=== Data shown ===
------------------------------------------------------------
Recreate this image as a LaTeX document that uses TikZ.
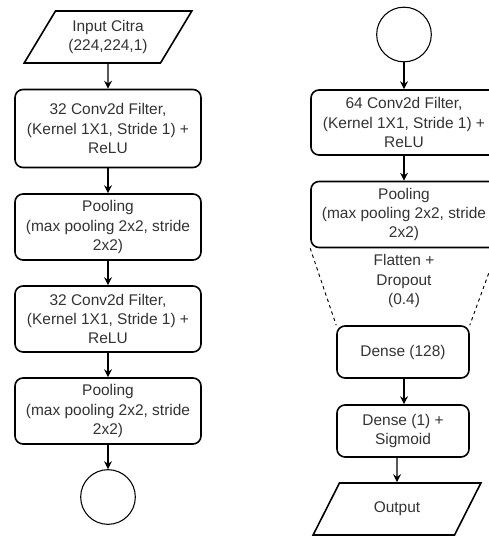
\documentclass[tikz,border=0pt]{standalone}
\usepackage{fontspec}
\setmainfont{Liberation Sans}
\usetikzlibrary{shapes.geometric,arrows.meta}
\definecolor{MyText}{HTML}{333333}
\tikzset{
	MyNode/.style={draw=black,text=MyText,align=center,
	  font=\fontsize{11.6}{14.3}\selectfont,inner sep=1pt},
	MyBox/.style={MyNode,line width=1.2pt,rounded corners=6pt,
	  minimum width=139.5pt},
	MyData/.style={MyNode,line width=1.2pt,trapezium,trapezium left angle=56,
	  trapezium right angle=124,trapezium stretches=true,
	  minimum width=126pt,minimum height=39pt},
	MyCircle/.style={MyNode,circle,line width=0.8pt,minimum size=41pt},
	MyArrow/.style={-{Stealth[length=6pt,width=6pt,inset=2pt]},line width=0.8pt},
	MyLink/.style={line width=0.7pt,dash pattern=on 2.5pt off 2.5pt}
		}
\begin{document}
\begin{tikzpicture}[x=0.75pt,y=-0.75pt]
	\useasboundingbox (0,0) rectangle (489,536);
	\clip (0,0) rectangle (489,536);
	\def\xl{108}% x of the left column
	\def\xr{404}% x of the right column

	% left column
	\node[MyData] (input) at (\xl,37) {Input Citra\\(224,224,1)};
	\node[MyBox,minimum height=58.5pt] (convA) at (\xl,128.5)
	  {32 Conv2d Filter,\\(Kernel 1X1, Stride 1) +\\ReLU};
	\node[MyBox,minimum height=49.5pt] (poolA) at (\xl,227)
	  {Pooling\\(max pooling 2x2, stride\\2x2)};
	\node[MyBox,minimum height=49.5pt] (convB) at (\xl,319)
	  {32 Conv2d Filter,\\(Kernel 1X1, Stride 1) +\\ReLU};
	\node[MyBox,minimum height=49.5pt] (poolB) at (\xl,411)
	  {Pooling\\(max pooling 2x2, stride\\2x2)};
	\node[MyCircle] (linkA) at (\xl,497) {};

	% right column
	\node[MyCircle] (linkB) at (\xr,34.5) {};
	\node[MyBox,minimum height=48.75pt] (convC) at (\xr,122.5)
	  {64 Conv2d Filter,\\(Kernel 1X1, Stride 1) +\\ReLU};
	\node[MyBox,minimum height=49.5pt] (poolC) at (\xr,214.5)
	  {Pooling\\(max pooling 2x2, stride\\2x2)};
	\node[text=MyText,align=center,font=\fontsize{11.6}{14.3}\selectfont]
	  (flat) at (\xr,281) {Flatten +\\Dropout\\(0.4)};
	\node[MyBox,minimum width=99pt,minimum height=39pt] (denseA) at (403,352)
	  {Dense (128)};
	\node[MyBox,minimum width=99pt,minimum height=39pt] (denseB) at (403,431)
	  {Dense (1) +\\Sigmoid};
	\node[MyData] (output) at (397,509) {Output};

	% connectors
	\draw[MyArrow] (input.south) -- (convA.north);
	\draw[MyArrow] (convA) -- (poolA);
	\draw[MyArrow] (poolA) -- (convB);
	\draw[MyArrow] (convB) -- (poolB);
	\draw[MyArrow] (poolB) -- (linkA);
	\draw[MyArrow] (linkB) -- (convC);
	\draw[MyArrow] (convC) -- (poolC);
	\draw[MyArrow] (denseA.south -| linkB) -- (denseB.north -| linkB);
	\draw[MyArrow] (output |- denseB.south) -- (output.north);
	\draw[MyLink] (poolC.south west) -- (denseA.north west);
	\draw[MyLink] (poolC.south east) -- (denseA.north east);
\end{tikzpicture}
\end{document}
------------------------------------------------------------
=== Given problem ===
Take the listing above and print it exactly, apart from the pictures.

=== Right answer ===
Recreate this image as a LaTeX document that uses TikZ.
\documentclass[tikz,border=0pt]{standalone}
\usepackage{fontspec}
\setmainfont{Liberation Sans}
\usetikzlibrary{shapes.geometric,arrows.meta}
\definecolor{MyText}{HTML}{333333}
\tikzset{
	MyNode/.style={draw=black,text=MyText,align=center,
	  font=\fontsize{11.6}{14.3}\selectfont,inner sep=1pt},
	MyBox/.style={MyNode,line width=1.2pt,rounded corners=6pt,
	  minimum width=139.5pt},
	MyData/.style={MyNode,line width=1.2pt,trapezium,trapezium left angle=56,
	  trapezium right angle=124,trapezium stretches=true,
	  minimum width=126pt,minimum height=39pt},
	MyCircle/.style={MyNode,circle,line width=0.8pt,minimum size=41pt},
	MyArrow/.style={-{Stealth[length=6pt,width=6pt,inset=2pt]},line width=0.8pt},
	MyLink/.style={line width=0.7pt,dash pattern=on 2.5pt off 2.5pt}
		}
\begin{document}
\begin{tikzpicture}[x=0.75pt,y=-0.75pt]
	\useasboundingbox (0,0) rectangle (489,536);
	\clip (0,0) rectangle (489,536);
	\def\xl{108}% x of the left column
	\def\xr{404}% x of the right column

	% left column
	\node[MyData] (input) at (\xl,37) {Input Citra\\(224,224,1)};
	\node[MyBox,minimum height=58.5pt] (convA) at (\xl,128.5)
	  {32 Conv2d Filter,\\(Kernel 1X1, Stride 1) +\\ReLU};
	\node[MyBox,minimum height=49.5pt] (poolA) at (\xl,227)
	  {Pooling\\(max pooling 2x2, stride\\2x2)};
	\node[MyBox,minimum height=49.5pt] (convB) at (\xl,319)
	  {32 Conv2d Filter,\\(Kernel 1X1, Stride 1) +\\ReLU};
	\node[MyBox,minimum height=49.5pt] (poolB) at (\xl,411)
	  {Pooling\\(max pooling 2x2, stride\\2x2)};
	\node[MyCircle] (linkA) at (\xl,497) {};

	% right column
	\node[MyCircle] (linkB) at (\xr,34.5) {};
	\node[MyBox,minimum height=48.75pt] (convC) at (\xr,122.5)
	  {64 Conv2d Filter,\\(Kernel 1X1, Stride 1) +\\ReLU};
	\node[MyBox,minimum height=49.5pt] (poolC) at (\xr,214.5)
	  {Pooling\\(max pooling 2x2, stride\\2x2)};
	\node[text=MyText,align=center,font=\fontsize{11.6}{14.3}\selectfont]
	  (flat) at (\xr,281) {Flatten +\\Dropout\\(0.4)};
	\node[MyBox,minimum width=99pt,minimum height=39pt] (denseA) at (403,352)
	  {Dense (128)};
	\node[MyBox,minimum width=99pt,minimum height=39pt] (denseB) at (403,431)
	  {Dense (1) +\\Sigmoid};
	\node[MyData] (output) at (397,509) {Output};

	% connectors
	\draw[MyArrow] (input.south) -- (convA.north);
	\draw[MyArrow] (convA) -- (poolA);
	\draw[MyArrow] (poolA) -- (convB);
	\draw[MyArrow] (convB) -- (poolB);
	\draw[MyArrow] (poolB) -- (linkA);
	\draw[MyArrow] (linkB) -- (convC);
	\draw[MyArrow] (convC) -- (poolC);
	\draw[MyArrow] (denseA.south -| linkB) -- (denseB.north -| linkB);
	\draw[MyArrow] (output |- denseB.south) -- (output.north);
	\draw[MyLink] (poolC.south west) -- (denseA.north west);
	\draw[MyLink] (poolC.south east) -- (denseA.north east);
\end{tikzpicture}
\end{document}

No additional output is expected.